Pada zaman pascamodern, masyarakat anti akan kemapanan. Bentuk arsitektur yang dulu simetris, klasik, agung, sekarang dianggap membosankan. Orang lebih senang dengan gaya minimalis yang mempunyai corak yang simple dan bebas. Begitu juga dengan pola khotbah. Mereka mengalami kejenuhan dengan pola khotbah yang sama selama bertahun-tahun. Diam-diam mereka menanti-nantikan pola khotbah yang baru, walaupun mereka tidak tahu apa yang baru itu. Sayangnya, pengharapan jemaat ini tidak sepenuhnya direkam oleh para pengkhotbah. Mereka masih cenderung mempergunakan pola khotbah yang sama, yakni struktur khotbah deduktif yang salah satu bentuknya dikenal dengan khotbah “three-point sermon.”

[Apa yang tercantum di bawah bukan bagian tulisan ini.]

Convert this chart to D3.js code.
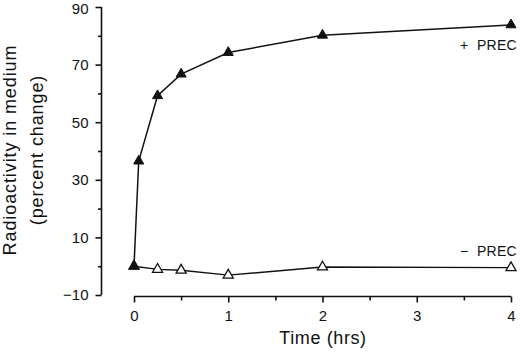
<!DOCTYPE html>
<html><head><meta charset="utf-8">
<script src="https://cdn.jsdelivr.net/npm/d3@7"></script>
<style>
html,body{margin:0;padding:0;background:#fff;}
text{font-family:"Liberation Sans",Arial,Helvetica,sans-serif;fill:#111;}
</style></head>
<body><svg id="c" width="520" height="356"></svg>
<script>
// Data (time in hours, percent change)
const timesPlus = [0, 0.05, 0.25, 0.5, 1, 2, 4];
const valuesPlus = [0, 36.5, 59.2, 66.7, 74.2, 80.2, 83.8];
const timesMinus = [0, 0.25, 0.5, 1, 2, 4];
const valuesMinus = [0, -1.1, -1.4, -3.1, -0.3, -0.5];
const xTicks = [0, 1, 2, 3, 4];
const xMinorTicks = [0.5, 1.5, 2.5, 3.5];
const yTicks = [-10, 10, 30, 50, 70, 90];
const yMinorTicks = [0, 20, 40, 60, 80];
const seriesLabels = ["+  PREC", "\u2212  PREC"];

const svg = d3.select("#c");
const x = d3.scaleLinear().domain([0, 4]).range([134, 511]);
const y = d3.scaleLinear().domain([-10, 90]).range([295, 7]);
const axisX = 101.5, axisY = 296.5;

// Y axis
const gy = svg.append("g").attr("transform", `translate(${axisX},0)`);
gy.call(d3.axisLeft(y).tickValues(yTicks).tickSize(6).tickPadding(7)
  .tickFormat(d => d < 0 ? "\u2212" + Math.abs(d) : d));
gy.append("g").call(d3.axisLeft(y).tickValues(yMinorTicks).tickSize(3.5).tickFormat(""))
  .select(".domain").remove();
gy.selectAll(".domain").attr("d", `M0,${y(90)}V${y(-10)}`);
gy.selectAll(".tick text").filter(d => d === 90).attr("dy", "0.46em");

// X axis
const gx = svg.append("g").attr("transform", `translate(0,${axisY})`);
gx.call(d3.axisBottom(x).tickValues(xTicks).tickSize(6).tickPadding(8).tickFormat(d3.format("d")));
gx.append("g").call(d3.axisBottom(x).tickValues(xMinorTicks).tickSize(4).tickFormat(""))
  .select(".domain").remove();
gx.selectAll(".domain").attr("d", `M${x(0)},0H${x(4)}`);

svg.selectAll(".domain, .tick line").attr("stroke", "#111").attr("stroke-width", 1.6);
svg.selectAll(".tick text").attr("font-size", 15).attr("fill", "#111")
  .style("font-family", '"Liberation Sans",Arial,sans-serif');

// Axis titles
svg.append("text").attr("transform", "translate(323,344)").attr("text-anchor", "middle")
  .attr("font-size", 18).attr("letter-spacing", 0.6).text("Time  (hrs)");
const ty = svg.append("text").attr("transform", "translate(0,150) rotate(-90)")
  .attr("text-anchor", "middle").attr("font-size", 18).attr("letter-spacing", 0.9);
ty.append("tspan").attr("x", 0).attr("y", 16).text("Radioactivity in medium");
ty.append("tspan").attr("x", 0).attr("y", 43).text("(percent change)");

// Lines
const plus = timesPlus.map((t, i) => [t, valuesPlus[i]]);
const minus = timesMinus.map((t, i) => [t, valuesMinus[i]]);
const line = d3.line().x(d => x(d[0])).y(d => y(d[1]));
svg.append("path").datum(minus).attr("d", line).attr("fill", "none").attr("stroke", "#111").attr("stroke-width", 1.4);
svg.append("path").datum(plus).attr("d", line).attr("fill", "none").attr("stroke", "#111").attr("stroke-width", 1.5);

const tri = d3.symbol().type(d3.symbolTriangle).size(44);
svg.selectAll(".om").data(minus).join("path").attr("class", "om")
  .attr("transform", d => `translate(${x(d[0])},${y(d[1])})`).attr("d", tri)
  .attr("fill", "#fff").attr("stroke", "#111").attr("stroke-width", 1.3);
svg.selectAll(".fp").data(plus).join("path").attr("class", "fp")
  .attr("transform", d => `translate(${x(d[0])},${y(d[1])})`).attr("d", tri)
  .attr("fill", "#111").attr("stroke", "#111").attr("stroke-width", 1);

// Series labels
svg.append("text").attr("x", 517).attr("y", 50).attr("text-anchor", "end")
  .attr("font-size", 14).attr("letter-spacing", 0.3).style("white-space", "pre").text(seriesLabels[0]);
svg.append("text").attr("x", 517).attr("y", 256).attr("text-anchor", "end")
  .attr("font-size", 14).attr("letter-spacing", 0.3).style("white-space", "pre").text(seriesLabels[1]);
</script></body></html>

Kita tahu bahwa struktur khotbah pada dasarnya ada dua macam, yaitu struktur deduktif dan yang lain adalah struktur induktif. Struktur deduktif menempatkan amanat khotbah di awal khotbah, setelah pendahuluan. Kemudian, pengkhotbah mulai memberi penjelasannya atau argumennya yang biasanya dalam bentuk poin-poin; tentu saja, tidak selalu tiga poin. Kelebihan struktur khotbah ini adalah alur pikirnya sangat jelas dan sistematis. Jemaat dari awal sudah diberi tahu apa topik pembicaraannya dan selanjutnya mereka hanya menunggu penjelasannya dari pengkhotbah. Namun, kekurangan dari struktur ini adalah partisipasi jemaat rendah. Mereka pasif, tidak terlibat langsung dalam pemikiran maupun emosi khotbah. Tidak ada misteri, tidak ada solusi yang mereka nantikan karena semuanya telah diberitahu sejak awal. Khotbah seolah-olah menjadi sebuah film dokumenter yang akhir ceritanya sudah diketahui. Atau, ibarat sebuah pesta ulang tahun anak-anak yang semua kuenya disajikan di awal acara. Tak pelak lagi, setelah itu sebagian besar anak-anak ingin cepat-cepat pulang. Struktur khotbah ini—yang mendominasi mimbar-mimbar gereja pada era modern—bisa jadi menimbulkan kebosanan bagi jemaat di era pascamodern.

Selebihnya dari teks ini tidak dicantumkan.